• **Goal of the exercise**
Each line below should be retyped exactly, with no pictures.

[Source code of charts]
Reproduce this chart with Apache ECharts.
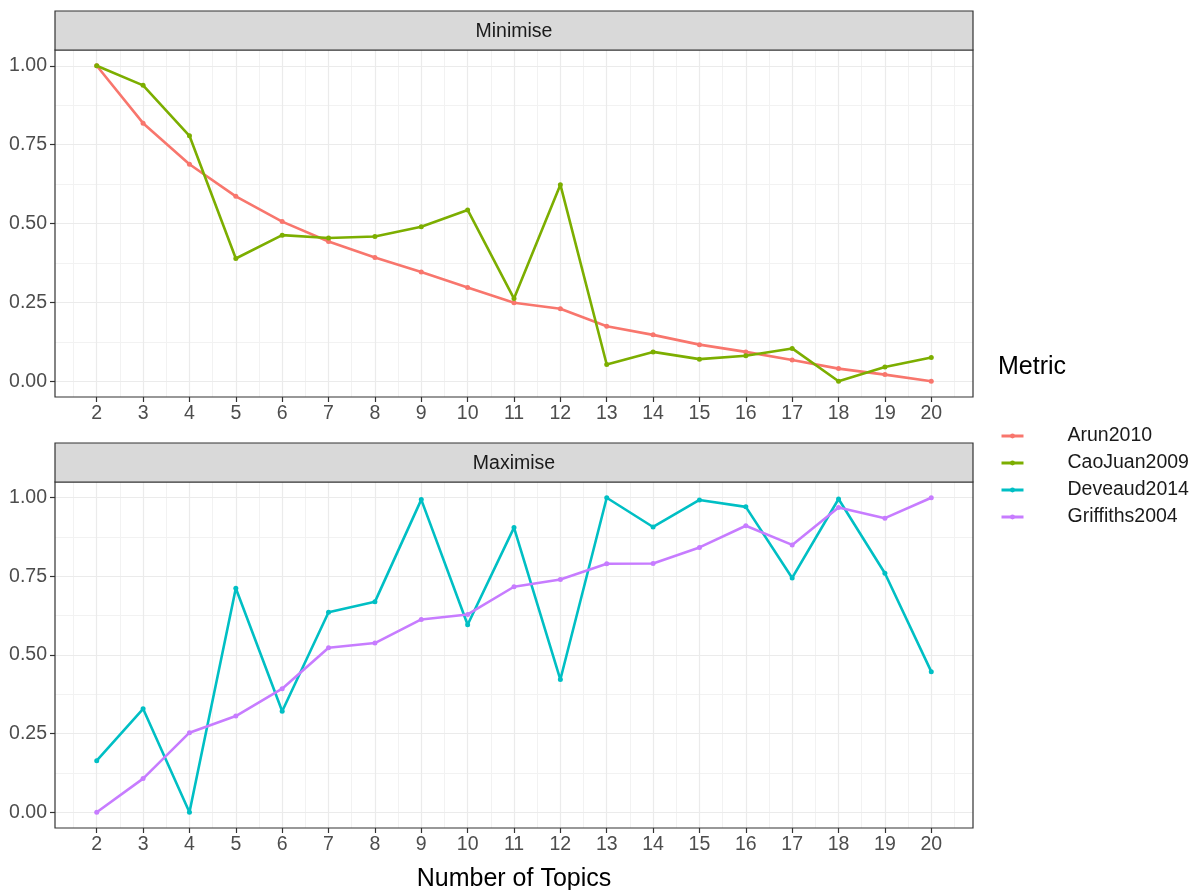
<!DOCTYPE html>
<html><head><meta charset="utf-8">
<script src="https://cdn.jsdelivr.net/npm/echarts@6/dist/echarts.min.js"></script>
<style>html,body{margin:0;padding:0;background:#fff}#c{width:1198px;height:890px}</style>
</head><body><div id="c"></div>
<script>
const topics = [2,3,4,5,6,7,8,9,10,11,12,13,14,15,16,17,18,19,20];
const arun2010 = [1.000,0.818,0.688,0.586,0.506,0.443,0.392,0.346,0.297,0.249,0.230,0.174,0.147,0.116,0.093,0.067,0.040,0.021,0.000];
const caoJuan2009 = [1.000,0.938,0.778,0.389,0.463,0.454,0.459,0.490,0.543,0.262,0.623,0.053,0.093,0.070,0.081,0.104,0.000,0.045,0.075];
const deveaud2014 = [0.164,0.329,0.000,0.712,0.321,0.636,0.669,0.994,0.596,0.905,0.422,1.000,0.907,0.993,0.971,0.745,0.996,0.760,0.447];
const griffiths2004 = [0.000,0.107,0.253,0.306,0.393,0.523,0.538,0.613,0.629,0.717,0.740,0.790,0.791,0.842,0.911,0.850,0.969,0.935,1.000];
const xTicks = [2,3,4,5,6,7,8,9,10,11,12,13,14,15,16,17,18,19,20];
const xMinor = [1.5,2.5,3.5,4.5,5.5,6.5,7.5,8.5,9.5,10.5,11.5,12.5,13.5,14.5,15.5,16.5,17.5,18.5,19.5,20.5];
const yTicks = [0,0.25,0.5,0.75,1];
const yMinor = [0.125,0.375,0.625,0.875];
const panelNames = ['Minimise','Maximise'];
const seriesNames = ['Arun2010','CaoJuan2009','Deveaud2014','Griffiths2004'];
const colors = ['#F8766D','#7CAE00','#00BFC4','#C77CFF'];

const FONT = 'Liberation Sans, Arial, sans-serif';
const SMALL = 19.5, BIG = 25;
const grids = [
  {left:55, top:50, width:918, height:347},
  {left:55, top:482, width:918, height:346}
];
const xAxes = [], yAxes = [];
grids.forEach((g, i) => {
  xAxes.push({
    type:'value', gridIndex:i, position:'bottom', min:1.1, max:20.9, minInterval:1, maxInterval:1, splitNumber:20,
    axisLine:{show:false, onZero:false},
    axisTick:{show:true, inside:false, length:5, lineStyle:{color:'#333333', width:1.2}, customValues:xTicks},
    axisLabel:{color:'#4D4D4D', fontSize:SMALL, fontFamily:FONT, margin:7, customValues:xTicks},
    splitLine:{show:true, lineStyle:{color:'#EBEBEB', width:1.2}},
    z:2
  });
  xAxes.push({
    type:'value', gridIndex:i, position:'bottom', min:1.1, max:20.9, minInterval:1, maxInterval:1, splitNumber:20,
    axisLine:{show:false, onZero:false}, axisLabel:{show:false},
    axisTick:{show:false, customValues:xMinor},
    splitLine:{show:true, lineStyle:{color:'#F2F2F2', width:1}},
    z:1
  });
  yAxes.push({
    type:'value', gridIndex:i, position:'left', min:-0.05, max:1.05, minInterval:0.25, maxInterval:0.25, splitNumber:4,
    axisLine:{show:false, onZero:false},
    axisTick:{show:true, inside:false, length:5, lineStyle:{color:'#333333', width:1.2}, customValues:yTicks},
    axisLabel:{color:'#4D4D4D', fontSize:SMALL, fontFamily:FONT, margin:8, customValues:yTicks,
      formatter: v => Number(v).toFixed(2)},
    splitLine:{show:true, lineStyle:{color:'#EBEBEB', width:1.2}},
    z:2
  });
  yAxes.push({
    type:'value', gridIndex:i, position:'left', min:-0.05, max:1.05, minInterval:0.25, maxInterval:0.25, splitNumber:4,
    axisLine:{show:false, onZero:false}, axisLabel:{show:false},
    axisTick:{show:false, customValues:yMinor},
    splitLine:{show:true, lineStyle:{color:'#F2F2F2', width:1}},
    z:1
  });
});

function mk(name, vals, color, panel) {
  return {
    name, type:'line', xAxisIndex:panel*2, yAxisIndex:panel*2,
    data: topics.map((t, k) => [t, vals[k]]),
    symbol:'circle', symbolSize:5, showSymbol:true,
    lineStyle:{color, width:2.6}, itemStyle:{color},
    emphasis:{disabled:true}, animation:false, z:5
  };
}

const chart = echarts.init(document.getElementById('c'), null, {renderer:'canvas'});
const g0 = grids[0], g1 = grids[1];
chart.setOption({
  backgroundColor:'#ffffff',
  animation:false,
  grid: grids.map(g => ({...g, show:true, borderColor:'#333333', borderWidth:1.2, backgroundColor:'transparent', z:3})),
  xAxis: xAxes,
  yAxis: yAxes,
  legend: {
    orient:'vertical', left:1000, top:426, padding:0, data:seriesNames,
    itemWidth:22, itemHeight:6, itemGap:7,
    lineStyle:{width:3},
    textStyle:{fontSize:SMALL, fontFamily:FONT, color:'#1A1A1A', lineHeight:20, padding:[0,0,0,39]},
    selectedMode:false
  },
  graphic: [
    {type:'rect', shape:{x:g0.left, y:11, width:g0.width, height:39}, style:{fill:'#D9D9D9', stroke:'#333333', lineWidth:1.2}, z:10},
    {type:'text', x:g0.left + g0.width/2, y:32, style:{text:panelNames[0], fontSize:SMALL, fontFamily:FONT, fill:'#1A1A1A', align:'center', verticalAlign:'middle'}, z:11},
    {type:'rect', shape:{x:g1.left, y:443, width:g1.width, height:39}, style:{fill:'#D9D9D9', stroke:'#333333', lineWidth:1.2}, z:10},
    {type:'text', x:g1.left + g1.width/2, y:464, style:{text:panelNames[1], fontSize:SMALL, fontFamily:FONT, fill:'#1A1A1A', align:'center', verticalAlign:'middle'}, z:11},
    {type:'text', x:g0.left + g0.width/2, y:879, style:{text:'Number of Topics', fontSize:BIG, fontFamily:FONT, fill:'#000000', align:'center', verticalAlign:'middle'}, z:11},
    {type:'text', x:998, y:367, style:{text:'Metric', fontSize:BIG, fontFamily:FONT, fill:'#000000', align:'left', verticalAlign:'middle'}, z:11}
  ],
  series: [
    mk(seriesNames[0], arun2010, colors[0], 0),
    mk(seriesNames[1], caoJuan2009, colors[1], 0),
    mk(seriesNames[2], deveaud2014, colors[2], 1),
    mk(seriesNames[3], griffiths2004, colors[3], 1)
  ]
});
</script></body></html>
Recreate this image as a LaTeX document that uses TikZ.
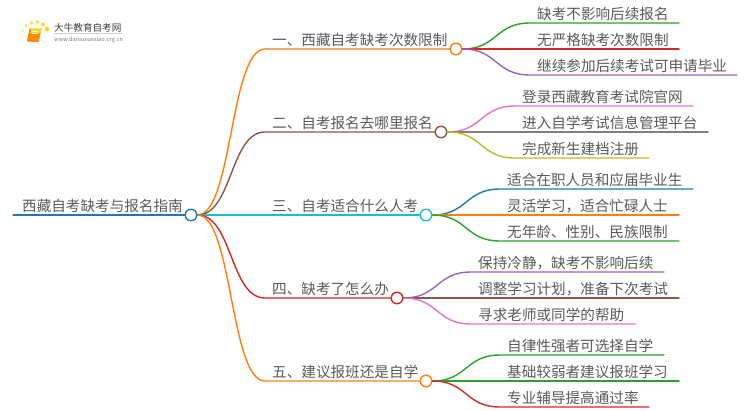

• **Full output**
Reproduce this chart with Apache ECharts.
<!DOCTYPE html>
<html><head><meta charset="utf-8">
<script src="https://cdn.jsdelivr.net/npm/echarts@6/dist/echarts.min.js"></script>
<style>html,body{margin:0;padding:0;background:#fff}#c{width:1198px;height:890px}</style>
</head><body><div id="c"></div>
<script>
const topics = [2,3,4,5,6,7,8,9,10,11,12,13,14,15,16,17,18,19,20];
const arun2010 = [1.000,0.818,0.688,0.586,0.506,0.443,0.392,0.346,0.297,0.249,0.230,0.174,0.147,0.116,0.093,0.067,0.040,0.021,0.000];
const caoJuan2009 = [1.000,0.938,0.778,0.389,0.463,0.454,0.459,0.490,0.543,0.262,0.623,0.053,0.093,0.070,0.081,0.104,0.000,0.045,0.075];
const deveaud2014 = [0.164,0.329,0.000,0.712,0.321,0.636,0.669,0.994,0.596,0.905,0.422,1.000,0.907,0.993,0.971,0.745,0.996,0.760,0.447];
const griffiths2004 = [0.000,0.107,0.253,0.306,0.393,0.523,0.538,0.613,0.629,0.717,0.740,0.790,0.791,0.842,0.911,0.850,0.969,0.935,1.000];
const xTicks = [2,3,4,5,6,7,8,9,10,11,12,13,14,15,16,17,18,19,20];
const xMinor = [1.5,2.5,3.5,4.5,5.5,6.5,7.5,8.5,9.5,10.5,11.5,12.5,13.5,14.5,15.5,16.5,17.5,18.5,19.5,20.5];
const yTicks = [0,0.25,0.5,0.75,1];
const yMinor = [0.125,0.375,0.625,0.875];
const panelNames = ['Minimise','Maximise'];
const seriesNames = ['Arun2010','CaoJuan2009','Deveaud2014','Griffiths2004'];
const colors = ['#F8766D','#7CAE00','#00BFC4','#C77CFF'];

const FONT = 'Liberation Sans, Arial, sans-serif';
const SMALL = 19.5, BIG = 25;
const grids = [
  {left:55, top:50, width:918, height:347},
  {left:55, top:482, width:918, height:346}
];
const xAxes = [], yAxes = [];
grids.forEach((g, i) => {
  xAxes.push({
    type:'value', gridIndex:i, position:'bottom', min:1.1, max:20.9, minInterval:1, maxInterval:1, splitNumber:20,
    axisLine:{show:false, onZero:false},
    axisTick:{show:true, inside:false, length:5, lineStyle:{color:'#333333', width:1.2}, customValues:xTicks},
    axisLabel:{color:'#4D4D4D', fontSize:SMALL, fontFamily:FONT, margin:7, customValues:xTicks},
    splitLine:{show:true, lineStyle:{color:'#EBEBEB', width:1.2}},
    z:2
  });
  xAxes.push({
    type:'value', gridIndex:i, position:'bottom', min:1.1, max:20.9, minInterval:1, maxInterval:1, splitNumber:20,
    axisLine:{show:false, onZero:false}, axisLabel:{show:false},
    axisTick:{show:false, customValues:xMinor},
    splitLine:{show:true, lineStyle:{color:'#F2F2F2', width:1}},
    z:1
  });
  yAxes.push({
    type:'value', gridIndex:i, position:'left', min:-0.05, max:1.05, minInterval:0.25, maxInterval:0.25, splitNumber:4,
    axisLine:{show:false, onZero:false},
    axisTick:{show:true, inside:false, length:5, lineStyle:{color:'#333333', width:1.2}, customValues:yTicks},
    axisLabel:{color:'#4D4D4D', fontSize:SMALL, fontFamily:FONT, margin:8, customValues:yTicks,
      formatter: v => Number(v).toFixed(2)},
    splitLine:{show:true, lineStyle:{color:'#EBEBEB', width:1.2}},
    z:2
  });
  yAxes.push({
    type:'value', gridIndex:i, position:'left', min:-0.05, max:1.05, minInterval:0.25, maxInterval:0.25, splitNumber:4,
    axisLine:{show:false, onZero:false}, axisLabel:{show:false},
    axisTick:{show:false, customValues:yMinor},
    splitLine:{show:true, lineStyle:{color:'#F2F2F2', width:1}},
    z:1
  });
});

function mk(name, vals, color, panel) {
  return {
    name, type:'line', xAxisIndex:panel*2, yAxisIndex:panel*2,
    data: topics.map((t, k) => [t, vals[k]]),
    symbol:'circle', symbolSize:5, showSymbol:true,
    lineStyle:{color, width:2.6}, itemStyle:{color},
    emphasis:{disabled:true}, animation:false, z:5
  };
}

const chart = echarts.init(document.getElementById('c'), null, {renderer:'canvas'});
const g0 = grids[0], g1 = grids[1];
chart.setOption({
  backgroundColor:'#ffffff',
  animation:false,
  grid: grids.map(g => ({...g, show:true, borderColor:'#333333', borderWidth:1.2, backgroundColor:'transparent', z:3})),
  xAxis: xAxes,
  yAxis: yAxes,
  legend: {
    orient:'vertical', left:1000, top:426, padding:0, data:seriesNames,
    itemWidth:22, itemHeight:6, itemGap:7,
    lineStyle:{width:3},
    textStyle:{fontSize:SMALL, fontFamily:FONT, color:'#1A1A1A', lineHeight:20, padding:[0,0,0,39]},
    selectedMode:false
  },
  graphic: [
    {type:'rect', shape:{x:g0.left, y:11, width:g0.width, height:39}, style:{fill:'#D9D9D9', stroke:'#333333', lineWidth:1.2}, z:10},
    {type:'text', x:g0.left + g0.width/2, y:32, style:{text:panelNames[0], fontSize:SMALL, fontFamily:FONT, fill:'#1A1A1A', align:'center', verticalAlign:'middle'}, z:11},
    {type:'rect', shape:{x:g1.left, y:443, width:g1.width, height:39}, style:{fill:'#D9D9D9', stroke:'#333333', lineWidth:1.2}, z:10},
    {type:'text', x:g1.left + g1.width/2, y:464, style:{text:panelNames[1], fontSize:SMALL, fontFamily:FONT, fill:'#1A1A1A', align:'center', verticalAlign:'middle'}, z:11},
    {type:'text', x:g0.left + g0.width/2, y:879, style:{text:'Number of Topics', fontSize:BIG, fontFamily:FONT, fill:'#000000', align:'center', verticalAlign:'middle'}, z:11},
    {type:'text', x:998, y:367, style:{text:'Metric', fontSize:BIG, fontFamily:FONT, fill:'#000000', align:'left', verticalAlign:'middle'}, z:11}
  ],
  series: [
    mk(seriesNames[0], arun2010, colors[0], 0),
    mk(seriesNames[1], caoJuan2009, colors[1], 0),
    mk(seriesNames[2], deveaud2014, colors[2], 1),
    mk(seriesNames[3], griffiths2004, colors[3], 1)
  ]
});
</script></body></html>
Recreate this image as a LaTeX document that uses TikZ.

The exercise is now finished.